Sunday, April 16, 2006

Professor Tells Endoscopists To Open Mind To Technology

KUALA LUMPUR, April 15 (Bernama) -- Endoscopists in the country have been advised to keep their mind open to the many new technologies in the field of gastroenterology.
Prof Anthony Axon from Leeds, United Kingdom, said endoscopists should, at the same time, avoid believing everything they read about the new technologies.
"You shouldn't dash and do it on your patients. Wait for results of controlled trials," said the president of the World Organisation of Digestive Endoscopy at an Endoscopy Workshop themed Frontiers of Therapeutic Endoscopy organised by the University of Malaya and the Malaysian Society of Gastroenterology and Hepatology (MSGH), here Saturday.
This was because some of the technologies have yet to be proven safe while others might be too expensive to conduct, he said.
"It is important to do it safely and well," he told about 200 participants of the workshop.

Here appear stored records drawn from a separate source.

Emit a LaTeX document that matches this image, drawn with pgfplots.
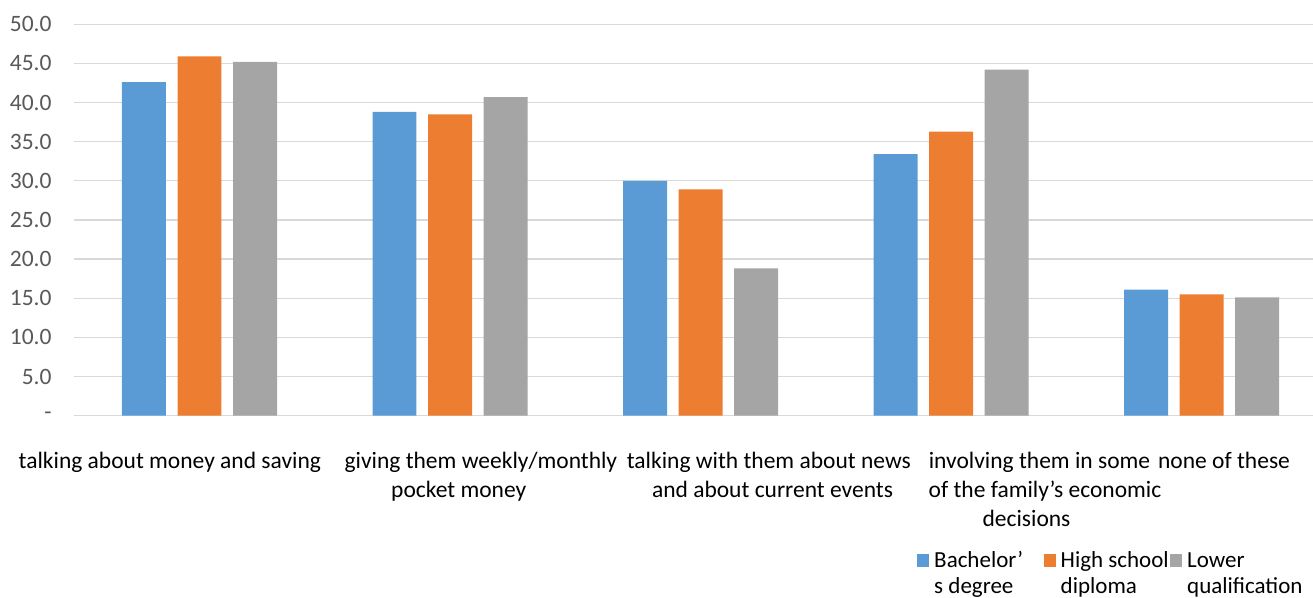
\documentclass[border=0pt]{standalone}
\usepackage{pgfplots}
\pgfplotsset{compat=1.18}
\usepackage{fontspec}
\setmainfont{Carlito}
\definecolor{cBlue}{HTML}{5B9BD5}
\definecolor{cOrange}{HTML}{ED7D31}
\definecolor{cGray}{HTML}{A5A5A5}
\definecolor{cGrid}{HTML}{D9D9D9}
\definecolor{cTick}{HTML}{595959}
% one line of a category label: #1 horizontal offset (pt), #2 text, #3 vertical raise
\newcommand{\Ln}[3]{\makebox[0pt]{\raisebox{#3}{\kern#1pt\makebox[0pt]{#2}\kern-#1pt}}}
% two-line legend text in a fixed-width cell
\newcommand{\lgd}[2]{\makebox[107.5pt][l]{\rlap{\raisebox{-26pt}[0pt][0pt]{#2}}\raisebox{0pt}[18pt][0pt]{#1}}}
\begin{document}
\begin{tikzpicture}[x=1pt,y=1pt]
\path[use as bounding box] (0,0) rectangle (1313,597);
\begin{axis}[
  at={(74.25pt,181.4pt)}, anchor=south west,
  scale only axis, width=1238.75pt, height=391.3pt,
  xmin=-0.5, xmax=4.4451, ymin=0, ymax=50,
  axis line style={draw=none}, tick style={draw=none},
  ymajorgrids, grid style={draw=cGrid, line width=1.3pt},
  ytick={0,5,...,50},
  yticklabels={-,5.0,10.0,15.0,20.0,25.0,30.0,35.0,40.0,45.0,50.0},
  yticklabel style={anchor=east, inner sep=0pt, xshift=-22.5pt,
    font=\fontsize{23.5}{28}\selectfont, text=cTick},
  xtick={0,1,2,3,4},
  xticklabels={
    {\Ln{-29.65}{talking about money and saving}{0pt}},
    {\Ln{30.85}{giving them weekly/monthly}{0pt}\Ln{8.7}{pocket money}{-29pt}},
    {\Ln{68.35}{talking with them about news}{0pt}\Ln{72}{and about current events}{-29pt}},
    {\Ln{88.5}{involving them in some}{0pt}\Ln{94}{of the family’s economic}{-29pt}\Ln{75.5}{decisions}{-58pt}},
    {\Ln{22.5}{none of these}{0pt}}
  },
  xticklabel style={anchor=base, inner sep=0pt, yshift=-52.7pt,
    font=\fontsize{23.5}{28}\selectfont, text=black},
  legend columns=3,
  legend style={draw=none, fill=none, inner sep=0pt, outer sep=0pt,
    at={(0.6805,-0.3376)}, anchor=north west,
    font=\fontsize{23}{26}\selectfont, text=black,
    cells={anchor=base west, inner sep=0pt},
    /tikz/every odd column/.append style={column sep=3pt}},
]
\addplot[ybar, bar width=0.1756, bar shift=-0.2216, fill=cBlue, draw=none,
  legend image code/.code={\path[fill=cBlue] (0pt,0.7pt) rectangle (12pt,13.3pt);}]
  coordinates {(0,42.6) (1,38.8) (2,30.0) (3,33.4) (4,16.1)};
\addlegendentry{\lgd{Bachelor’}{s degree}}
\addplot[ybar, bar width=0.1756, bar shift=0, fill=cOrange, draw=none,
  legend image code/.code={\path[fill=cOrange] (0pt,0.7pt) rectangle (12pt,13.3pt);}]
  coordinates {(0,45.9) (1,38.5) (2,28.9) (3,36.3) (4,15.5)};
\addlegendentry{\lgd{High school}{diploma}}
\addplot[ybar, bar width=0.1756, bar shift=0.2216, fill=cGray, draw=none,
  legend image code/.code={\path[fill=cGray] (0pt,0.7pt) rectangle (12pt,13.3pt);}]
  coordinates {(0,45.2) (1,40.7) (2,18.8) (3,44.2) (4,15.1)};
\addlegendentry{\lgd{Lower}{qualification}}
\end{axis}
\end{tikzpicture}
\end{document}
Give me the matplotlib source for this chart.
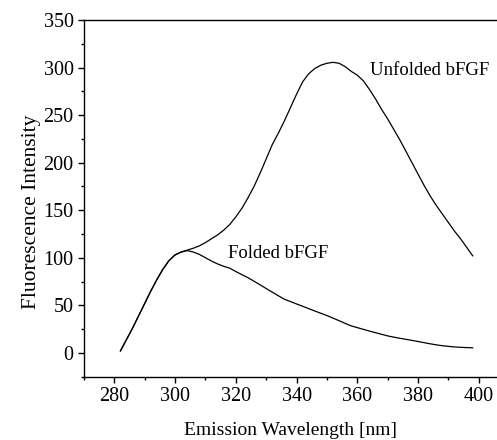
import numpy as np
import matplotlib.pyplot as plt
from matplotlib.ticker import MultipleLocator

plt.rcParams['font.family'] = ['Liberation Serif', 'DejaVu Serif']

# emission wavelengths [nm]
wavelength = np.arange(282, 399, 2)

# fluorescence intensity of the denatured protein
unfolded = [2, 14, 26, 39, 52, 65, 77, 88, 97, 103,
            106, 108, 110, 112.5, 116, 120, 124, 129, 135, 143,
            152, 163, 175, 189, 204, 219, 231, 244, 258, 272,
            285, 293.5, 299, 302.5, 304.5, 305.5, 304.5, 301, 296, 292,
            286, 277, 267, 256, 246, 235, 224, 212, 200, 188,
            176, 165, 155, 146, 137, 128, 120, 111, 102]

# fluorescence intensity of the native protein
folded = [2, 14, 26, 39, 52, 65, 77, 88, 97, 103,
          106, 107.5, 106, 103.5, 100, 96.5, 93.5, 91, 89, 85.5,
          82.2, 79, 75.3, 71.5, 67.6, 63.8, 60, 56.4, 53.9, 51.4,
          49, 46.5, 44, 41.6, 39.2, 36.5, 33.8, 31, 28.3, 26.5,
          24.7, 22.9, 21.2, 19.5, 17.8, 16.5, 15.3, 14.2, 13.1, 11.9,
          10.7, 9.5, 8.4, 7.5, 6.8, 6.2, 5.8, 5.5, 5.3]

fig = plt.figure(figsize=(4.97, 4.40), dpi=100)
ax = fig.add_axes([0.169, 0.143, 0.831, 0.8115])

ax.plot(wavelength, unfolded, color='black', lw=0.9)
ax.plot(wavelength, folded, color='black', lw=0.9)

ax.text(364.1, 297, 'Unfolded bFGF', fontsize=13.5, va='center', ha='left')
ax.text(317.4, 104, 'Folded bFGF', fontsize=13.5, va='center', ha='left')

ax.set_xlim(270, 406)
ax.set_ylim(-25.5, 350)
ax.xaxis.set_major_locator(MultipleLocator(20))
ax.xaxis.set_minor_locator(MultipleLocator(10))
ax.yaxis.set_major_locator(MultipleLocator(50))
ax.yaxis.set_minor_locator(MultipleLocator(25))

ax.spines['right'].set_visible(False)
for s in ['left', 'bottom', 'top']:
    ax.spines[s].set_linewidth(1.0)

ax.tick_params(which='major', direction='out', length=4, width=1.0, labelsize=14.5)
ax.tick_params(which='minor', direction='out', length=2.5, width=1.0)
ax.tick_params(top=False, right=False)

ax.set_xlabel('Emission Wavelength [nm]', fontsize=14)
ax.set_ylabel('Fluorescence Intensity', fontsize=15.5)
ax.xaxis.set_label_coords(0.5, -0.125)
ax.yaxis.set_label_coords(-0.104, 0.462)

fig.savefig('out.png', dpi=100)
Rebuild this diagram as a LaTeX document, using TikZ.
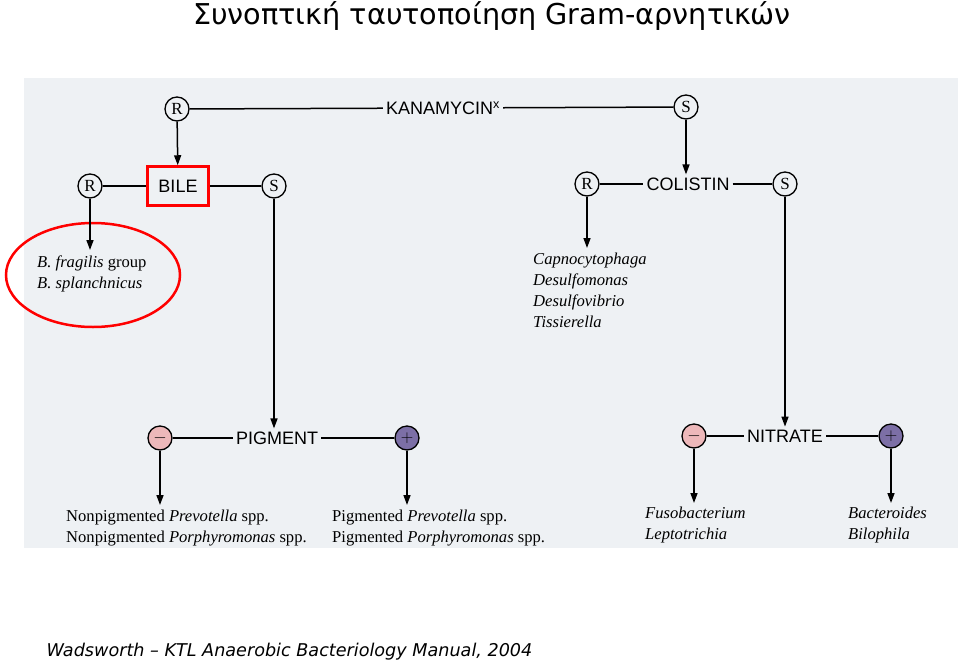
\documentclass[tikz,border=0pt]{standalone}
\usepackage{fontspec}
\setmainfont{Liberation Serif}
\setsansfont{Liberation Sans}
\newfontfamily\titlefont{DejaVu Sans}
\usetikzlibrary{arrows.meta}
\definecolor{scan}{HTML}{EEF1F4}
\definecolor{negc}{HTML}{EDB8BA}
\definecolor{posc}{HTML}{7C6FA6}
\begin{document}
\begin{tikzpicture}[x=1pt,y=-1pt,
  rc/.style={circle,draw,line width=1.3pt,minimum size=24pt,inner sep=0pt,font=\rmfamily\fontsize{17}{17}\selectfont},
  tst/.style={font=\sffamily\fontsize{18}{18}\selectfont,inner sep=3pt},
  org/.style={anchor=north west,align=left,font=\rmfamily\fontsize{16.6}{21}\selectfont,inner sep=0pt},
  ln/.style={line width=1.5pt},
  ar/.style={line width=1.5pt,-{Triangle[length=10pt,width=7pt]}}]
\useasboundingbox (0,0) rectangle (960,664);
\fill[scan] (24,78) rectangle (958,548);
\node[font=\titlefont\fontsize{28.7}{28.7}\selectfont] (title) at (492,16) {Συνοπτική ταυτοποίηση Gram-αρνητικών};
\node[anchor=west,font=\titlefont\itshape\fontsize{17.6}{17.6}\selectfont] (src) at (43,652) {Wadsworth – KTL Anaerobic Bacteriology Manual, 2004};
% top
\node[rc] (r1) at (177,109) {R};
\node[tst] (kan) at (443,108) {KANAMYCIN\textsuperscript{x}};
\node[rc] (s1) at (686,107) {S};
\draw[ln] (r1) -- (kan);
\draw[ln] (kan) -- (s1);
% bile
\node[tst,draw=red,line width=2.5pt,minimum width=61pt,minimum height=39pt] (bile) at (178,186) {BILE};
\node[rc] (r2) at (90,186) {R};
\node[rc] (s2) at (274,186) {S};
\draw[ar] (r1) -- (bile);
\draw[ln] (r2) -- (bile);
\draw[ln] (bile) -- (s2);
\draw[red,line width=2.5pt] (93,275) ellipse (87 and 52);
\node[org] (frag) at (37,256) {\textit{B. fragilis} group\\\textit{B. splanchnicus}};
\draw[ar] (r2) -- (90,250);
% pigment
\node[tst] (pig) at (277,438) {PIGMENT};
\node[rc,fill=negc] (pm) at (160,438) {$-$};
\node[rc,fill=posc] (pp) at (407,438) {$+$};
\draw[ar] (s2) -- (s2 |- pig.north);
\draw[ln] (pm) -- (pig);
\draw[ln] (pig) -- (pp);
\coordinate (pmend) at (160,505);
\coordinate (ppend) at (407,505);
\draw[ar] (pm) -- (pmend);
\draw[ar] (pp) -- (ppend);
\node[org] (np) at (66,510) {Nonpigmented \textit{Prevotella} spp.\\Nonpigmented \textit{Porphyromonas} spp.};
\node[org] (pg) at (332,510) {Pigmented \textit{Prevotella} spp.\\Pigmented \textit{Porphyromonas} spp.};
% colistin
\node[rc] (r3) at (587,184) {R};
\node[tst] (col) at (688,184) {COLISTIN};
\node[rc] (s3) at (785,184) {S};
\draw[ar] (s1) -- (s1 |- col.north);
\draw[ln] (r3) -- (col);
\draw[ln] (col) -- (s3);
\draw[ar] (r3) -- (587,248);
\node[org] (cap) at (533,253) {\textit{Capnocytophaga}\\\textit{Desulfomonas}\\\textit{Desulfovibrio}\\\textit{Tissierella}};
% nitrate
\node[tst] (nit) at (785,436) {NITRATE};
\node[rc,fill=negc] (nm) at (694,436) {$-$};
\node[rc,fill=posc] (np2) at (891,436) {$+$};
\draw[ar] (s3) -- (s3 |- nit.north);
\draw[ln] (nm) -- (nit);
\draw[ln] (nit) -- (np2);
\draw[ar] (nm) -- (694,503);
\draw[ar] (np2) -- (891,503);
\node[org] (fus) at (645,507) {\textit{Fusobacterium}\\\textit{Leptotrichia}};
\node[org] (bac) at (848,507) {\textit{Bacteroides}\\\textit{Bilophila}};
\end{tikzpicture}
\end{document}
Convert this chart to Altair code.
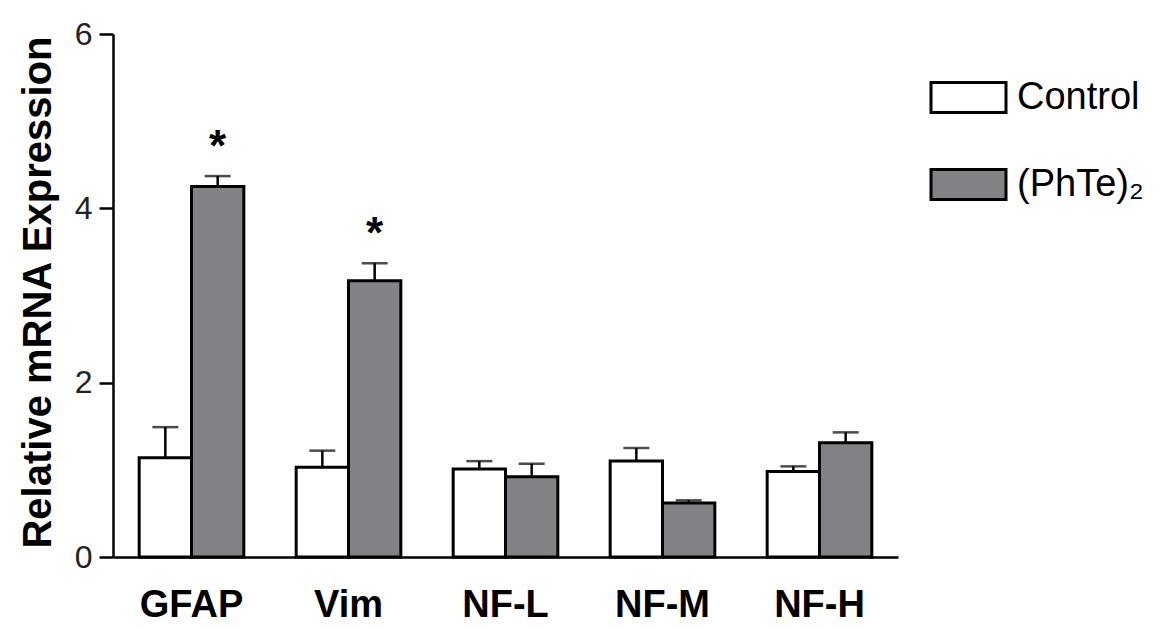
import altair as alt
import pandas as pd

genes = ["GFAP", "Vim", "NF-L", "NF-M", "NF-H"]
groups = ["Control", "(PhTe)₂"]
control_mean = [1.14, 1.03, 1.01, 1.10, 0.98]
control_sem = [0.35, 0.19, 0.09, 0.15, 0.06]
phte_mean = [4.25, 3.17, 0.92, 0.62, 1.31]
phte_sem = [0.12, 0.20, 0.15, 0.03, 0.12]
phte_significant = [True, True, False, False, False]
y_ticks = [0, 2, 4, 6]

rows = []
for i, g in enumerate(genes):
    rows.append({"gene": g, "group": groups[0], "mean": control_mean[i],
                 "hi": control_mean[i] + control_sem[i], "star": False})
    rows.append({"gene": g, "group": groups[1], "mean": phte_mean[i],
                 "hi": phte_mean[i] + phte_sem[i], "star": phte_significant[i]})
df = pd.DataFrame(rows)

FONT = "Liberation Sans"
GREY = "#838186"

x = alt.X("gene:N", sort=genes,
          scale=alt.Scale(paddingInner=0, paddingOuter=0),
          axis=alt.Axis(title=None, labelAngle=0, ticks=False, labelFont=FONT,
                        labelFontSize=38, labelFontWeight="bold", labelColor="black",
                        labelPadding=29, domainColor="black", domainWidth=2.5))
xo = alt.XOffset("group:N", sort=groups,
                 scale=alt.Scale(domain=groups, paddingInner=0, paddingOuter=0.5))
y_axis = alt.Axis(title="Relative mRNA Expression", values=y_ticks, format="d",
                  grid=False,
                  domainColor="black", domainWidth=2.5, tickColor="black",
                  tickWidth=2.5, tickSize=14, labelFont=FONT, labelFontSize=32,
                  labelColor="#222222", labelPadding=7, titleFont=FONT,
                  titleFontSize=40, titleFontWeight="bold", titleColor="black",
                  titleX=-63, titleY=258, titleBaseline="alphabetic",
                  titleAlign="center", titleAngle=270)
y_scale = alt.Scale(domain=[0, 6], nice=False)

base = alt.Chart(df)

err_line = base.mark_rule(color="black", strokeWidth=2.5).encode(
    x=x, xOffset=xo,
    y=alt.Y("mean:Q", scale=y_scale, axis=y_axis),
    y2="hi:Q")

bars = base.mark_bar(stroke="black", strokeWidth=3).encode(
    x=x, xOffset=xo,
    y=alt.Y("mean:Q", scale=y_scale, axis=y_axis),
    fill=alt.Fill("group:N", sort=groups,
                  scale=alt.Scale(domain=groups, range=["white", GREY]),
                  legend=alt.Legend(title=None, orient="none", legendX=824,
                                    legendY=32, direction="vertical",
                                    symbolType="M -1.25 -0.5 H 1.25 V 0.5 H -1.25 Z",
                                    symbolSize=3600, symbolStrokeColor="black",
                                    symbolStrokeWidth=3, labelFont=FONT,
                                    labelFontSize=38, labelColor="black",
                                    labelOffset=17, rowPadding=34,
                                    labelLimit=400)))

caps = base.mark_tick(color="black", size=26, thickness=2.5, orient="horizontal").encode(
    x=x, xOffset=xo,
    y=alt.Y("hi:Q", scale=y_scale))

stars = base.transform_filter("datum.star").mark_text(
    text="*", font=FONT, fontSize=44, fontWeight="bold", color="black",
    baseline="alphabetic", dy=-15).encode(
    x=x, xOffset=xo,
    y=alt.Y("hi:Q", scale=y_scale))

chart = alt.layer(err_line, bars, caps, stars).properties(
    width=785, height=523,
    padding={"left": 113, "top": 34, "right": 278, "bottom": 72},
    autosize=alt.AutoSizeParams(type="none"),
    background="white",
).configure_view(strokeWidth=0, stroke="transparent")

chart.save("out.html", embed_options={"renderer": "svg", "actions": False})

Endoscopic Retrograde Cholangiopancreatography (ERCP), which enables physicians to see inside the stomach and duodenum when diagnosing problems in the liver, gall bladder and bile duct, was sometimes very hard to do and many people have yet to understand how to use it, said Axon.
Gastroenterology was facing a total change with the introduction of new technologies every year, he said.
There is now technology that gives high resolution and magnification endoscopy, with 1.5x to 150x zoom with moveable lens, 850,000 megapixel resolution, technology that uses lights-tissue interaction, Autoflourescence Videography, Optical Coherence Tomography which is still in the infancy stage or the Confocal Laser Endoscopy which is still under study.
"Endoscopy is more interesting and demanding these days. There is equipment for specialised functions. Individual endoscopists must specialise as well," he said.